'''

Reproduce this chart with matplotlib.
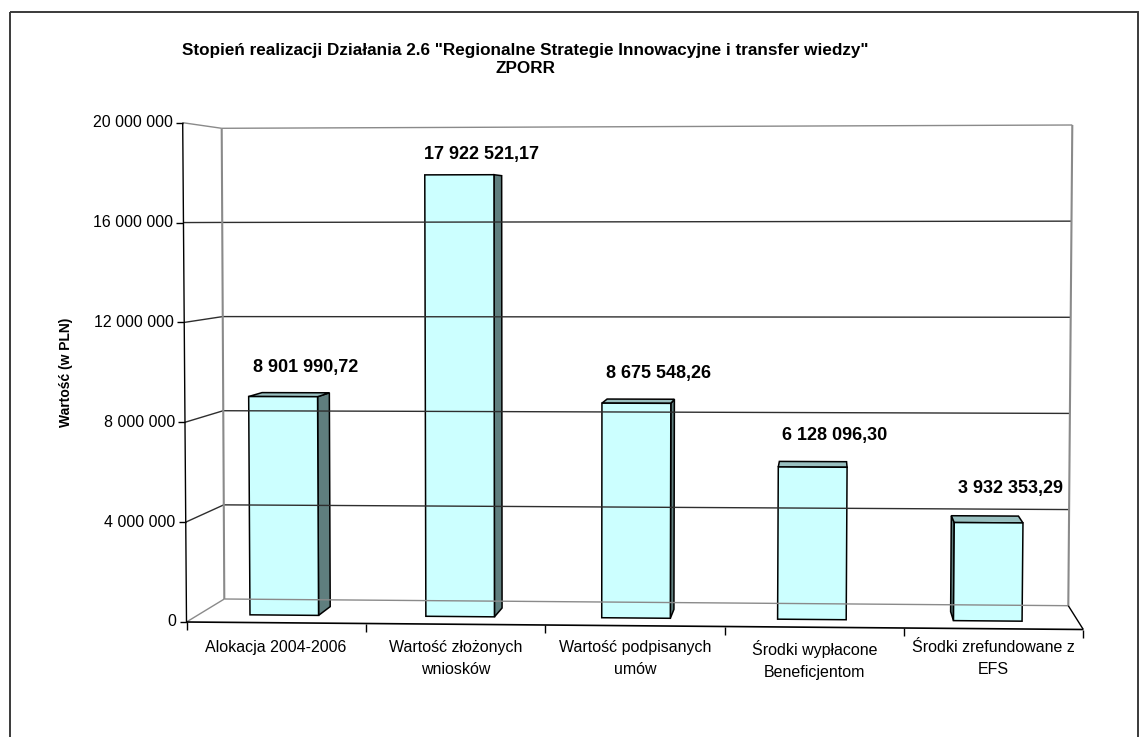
import matplotlib.pyplot as plt
from matplotlib.patches import Polygon, Rectangle

plt.rcParams['font.family'] = ['Liberation Sans', 'DejaVu Sans']

# --- data ---
categories = ["Alokacja 2004-2006",
              "Wartość złożonych\nwniosków",
              "Wartość podpisanych\numów",
              "Środki wypłacone\nBeneficjentom",
              "Środki zrefundowane z\nEFS"]
values = [8901990.72, 17922521.17, 8675548.26, 6128096.30, 3932353.29]
y_ticks = [0, 4000000, 8000000, 12000000, 16000000, 20000000]
y_max = 20000000

title = ('Stopień realizacji Działania 2.6 "Regionalne Strategie Innowacyjne i transfer wiedzy"\n'
         'ZPORR')
y_label = 'Wartość (w PLN)'

# --- 3d box (pixel corners: (right, top, back) -> (x, y)) ---
box = {
    (0, 0, 0): (186.5, 622.0),
    (1, 0, 0): (1083.3, 629.5),
    (0, 1, 0): (182.7, 122.7),
    (1, 1, 0): (1089.0, 119.5),
    (0, 0, 1): (224.3, 599.0),
    (1, 0, 1): (1068.3, 605.7),
    (0, 1, 1): (221.7, 128.3),
    (1, 1, 1): (1072.3, 125.0),
}
n = len(categories)
bar_center = 0.485
bar_width = 0.39
depth_front, depth_back = 0.33, 0.71


def proj(x, v, z):
    """category position, value, depth -> pixel position"""
    u = x / n
    h = v / y_max
    px = py = 0.0
    for (a, b, c), (cx, cy) in box.items():
        wgt = (u if a else 1 - u) * (h if b else 1 - h) * (z if c else 1 - z)
        px += wgt * cx
        py += wgt * cy
    return px, py


def seg(ax, p, q, **kw):
    ax.plot([p[0], q[0]], [p[1], q[1]], solid_capstyle='butt', **kw)


def fmt_thousands(v, decimals=0):
    s = f"{v:,.{decimals}f}"
    return s.replace(",", " ").replace(".", ",")


fig = plt.figure(figsize=(11.48, 7.37), dpi=100)
ax = fig.add_axes([0, 0, 1, 1])
ax.set_xlim(0, 1148)
ax.set_ylim(737, 0)
ax.axis('off')

# chart border
ax.add_patch(Rectangle((9.5, 12), 1128.5, 760, fill=False, ec='#3a3a3a', lw=1.4))

grid_dark = '#2e2e2e'
grid_light = '#8a8a8a'

# walls: side wall and back wall grid
for t in y_ticks:
    col = grid_light if t in (0, y_max) else grid_dark
    seg(ax, proj(0, t, 0), proj(0, t, 1), color=col, lw=1.0)
    seg(ax, proj(0, t, 1), proj(n, t, 1), color=col, lw=1.0)
seg(ax, proj(0, 0, 1), proj(0, y_max, 1), color=grid_light, lw=1.5)
seg(ax, proj(n, 0, 1), proj(n, y_max, 1), color=grid_light, lw=1.5)
seg(ax, proj(n, 0, 1), proj(n, 0, 0), color='black', lw=1.0)

# bars
face_col = '#ccffff'
side_col = '#5f7e7e'
top_col = '#99c0c0'
for i, v in enumerate(values):
    x0 = i + bar_center - bar_width / 2
    x1 = i + bar_center + bar_width / 2
    z0, z1 = depth_front, depth_back
    faces = []
    if proj(x1, v, z1)[0] > proj(x1, v, z0)[0]:
        faces.append(([proj(x1, 0, z0), proj(x1, 0, z1), proj(x1, v, z1), proj(x1, v, z0)], side_col))
    if proj(x0, v, z1)[0] < proj(x0, v, z0)[0]:
        faces.append(([proj(x0, 0, z0), proj(x0, 0, z1), proj(x0, v, z1), proj(x0, v, z0)], side_col))
    if proj(x0, v, z1)[1] < proj(x0, v, z0)[1]:
        faces.append(([proj(x0, v, z0), proj(x1, v, z0), proj(x1, v, z1), proj(x0, v, z1)], top_col))
    faces.append(([proj(x0, 0, z0), proj(x1, 0, z0), proj(x1, v, z0), proj(x0, v, z0)], face_col))
    for pts, col in faces:
        ax.add_patch(Polygon(pts, closed=True, fc=col, ec='black', lw=1.1, joinstyle='miter'))

    # value label sits above the bar's top at the back wall depth
    lx = proj(i + bar_center, v, z0)[0]
    ly = proj(i + bar_center, v, 1)[1]
    ax.text(lx + 22, ly - 22, fmt_thousands(v, 2), ha='center', va='center',
            fontsize=13, fontweight='bold')

# front axes
seg(ax, proj(0, 0, 0), proj(n, 0, 0), color='black', lw=1.2)
seg(ax, proj(0, 0, 0), proj(0, y_max, 0), color='black', lw=1.0)
for t in y_ticks:
    px, py = proj(0, t, 0)
    seg(ax, (px - 7, py), (px, py), color='black', lw=1.0)
    ax.text(px - 10, py, fmt_thousands(t), ha='right', va='center', fontsize=11.5)

for k in range(n + 1):
    px, py = proj(k, 0, 0)
    seg(ax, (px, py), (px, py + 8), color='black', lw=1.0)
for k, name in enumerate(categories):
    pa = proj(k, 0, 0)
    pb = proj(k + 1, 0, 0)
    ax.text((pa[0] + pb[0]) / 2, 640, name, ha='center', va='top',
            fontsize=11.5, linespacing=1.55)

ax.text(525, 59, title, ha='center', va='center', fontsize=12.3,
        fontweight='bold', linespacing=1.25)
ax.text(66, 372, y_label, ha='center', va='center', rotation=90,
        fontsize=10, fontweight='bold')

fig.savefig('out.png', dpi=100)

'''

Written problem:
Copy every line of the data exactly as written, excluding the pictures.

Task solution:
Reproduce this chart with matplotlib.
import matplotlib.pyplot as plt
from matplotlib.patches import Polygon, Rectangle

plt.rcParams['font.family'] = ['Liberation Sans', 'DejaVu Sans']

# --- data ---
categories = ["Alokacja 2004-2006",
              "Wartość złożonych\nwniosków",
              "Wartość podpisanych\numów",
              "Środki wypłacone\nBeneficjentom",
              "Środki zrefundowane z\nEFS"]
values = [8901990.72, 17922521.17, 8675548.26, 6128096.30, 3932353.29]
y_ticks = [0, 4000000, 8000000, 12000000, 16000000, 20000000]
y_max = 20000000

title = ('Stopień realizacji Działania 2.6 "Regionalne Strategie Innowacyjne i transfer wiedzy"\n'
         'ZPORR')
y_label = 'Wartość (w PLN)'

# --- 3d box (pixel corners: (right, top, back) -> (x, y)) ---
box = {
    (0, 0, 0): (186.5, 622.0),
    (1, 0, 0): (1083.3, 629.5),
    (0, 1, 0): (182.7, 122.7),
    (1, 1, 0): (1089.0, 119.5),
    (0, 0, 1): (224.3, 599.0),
    (1, 0, 1): (1068.3, 605.7),
    (0, 1, 1): (221.7, 128.3),
    (1, 1, 1): (1072.3, 125.0),
}
n = len(categories)
bar_center = 0.485
bar_width = 0.39
depth_front, depth_back = 0.33, 0.71


def proj(x, v, z):
    """category position, value, depth -> pixel position"""
    u = x / n
    h = v / y_max
    px = py = 0.0
    for (a, b, c), (cx, cy) in box.items():
        wgt = (u if a else 1 - u) * (h if b else 1 - h) * (z if c else 1 - z)
        px += wgt * cx
        py += wgt * cy
    return px, py


def seg(ax, p, q, **kw):
    ax.plot([p[0], q[0]], [p[1], q[1]], solid_capstyle='butt', **kw)


def fmt_thousands(v, decimals=0):
    s = f"{v:,.{decimals}f}"
    return s.replace(",", " ").replace(".", ",")


fig = plt.figure(figsize=(11.48, 7.37), dpi=100)
ax = fig.add_axes([0, 0, 1, 1])
ax.set_xlim(0, 1148)
ax.set_ylim(737, 0)
ax.axis('off')

# chart border
ax.add_patch(Rectangle((9.5, 12), 1128.5, 760, fill=False, ec='#3a3a3a', lw=1.4))

grid_dark = '#2e2e2e'
grid_light = '#8a8a8a'

# walls: side wall and back wall grid
for t in y_ticks:
    col = grid_light if t in (0, y_max) else grid_dark
    seg(ax, proj(0, t, 0), proj(0, t, 1), color=col, lw=1.0)
    seg(ax, proj(0, t, 1), proj(n, t, 1), color=col, lw=1.0)
seg(ax, proj(0, 0, 1), proj(0, y_max, 1), color=grid_light, lw=1.5)
seg(ax, proj(n, 0, 1), proj(n, y_max, 1), color=grid_light, lw=1.5)
seg(ax, proj(n, 0, 1), proj(n, 0, 0), color='black', lw=1.0)

# bars
face_col = '#ccffff'
side_col = '#5f7e7e'
top_col = '#99c0c0'
for i, v in enumerate(values):
    x0 = i + bar_center - bar_width / 2
    x1 = i + bar_center + bar_width / 2
    z0, z1 = depth_front, depth_back
    faces = []
    if proj(x1, v, z1)[0] > proj(x1, v, z0)[0]:
        faces.append(([proj(x1, 0, z0), proj(x1, 0, z1), proj(x1, v, z1), proj(x1, v, z0)], side_col))
    if proj(x0, v, z1)[0] < proj(x0, v, z0)[0]:
        faces.append(([proj(x0, 0, z0), proj(x0, 0, z1), proj(x0, v, z1), proj(x0, v, z0)], side_col))
    if proj(x0, v, z1)[1] < proj(x0, v, z0)[1]:
        faces.append(([proj(x0, v, z0), proj(x1, v, z0), proj(x1, v, z1), proj(x0, v, z1)], top_col))
    faces.append(([proj(x0, 0, z0), proj(x1, 0, z0), proj(x1, v, z0), proj(x0, v, z0)], face_col))
    for pts, col in faces:
        ax.add_patch(Polygon(pts, closed=True, fc=col, ec='black', lw=1.1, joinstyle='miter'))

    # value label sits above the bar's top at the back wall depth
    lx = proj(i + bar_center, v, z0)[0]
    ly = proj(i + bar_center, v, 1)[1]
    ax.text(lx + 22, ly - 22, fmt_thousands(v, 2), ha='center', va='center',
            fontsize=13, fontweight='bold')

# front axes
seg(ax, proj(0, 0, 0), proj(n, 0, 0), color='black', lw=1.2)
seg(ax, proj(0, 0, 0), proj(0, y_max, 0), color='black', lw=1.0)
for t in y_ticks:
    px, py = proj(0, t, 0)
    seg(ax, (px - 7, py), (px, py), color='black', lw=1.0)
    ax.text(px - 10, py, fmt_thousands(t), ha='right', va='center', fontsize=11.5)

for k in range(n + 1):
    px, py = proj(k, 0, 0)
    seg(ax, (px, py), (px, py + 8), color='black', lw=1.0)
for k, name in enumerate(categories):
    pa = proj(k, 0, 0)
    pb = proj(k + 1, 0, 0)
    ax.text((pa[0] + pb[0]) / 2, 640, name, ha='center', va='top',
            fontsize=11.5, linespacing=1.55)

ax.text(525, 59, title, ha='center', va='center', fontsize=12.3,
        fontweight='bold', linespacing=1.25)
ax.text(66, 372, y_label, ha='center', va='center', rotation=90,
        fontsize=10, fontweight='bold')

fig.savefig('out.png', dpi=100)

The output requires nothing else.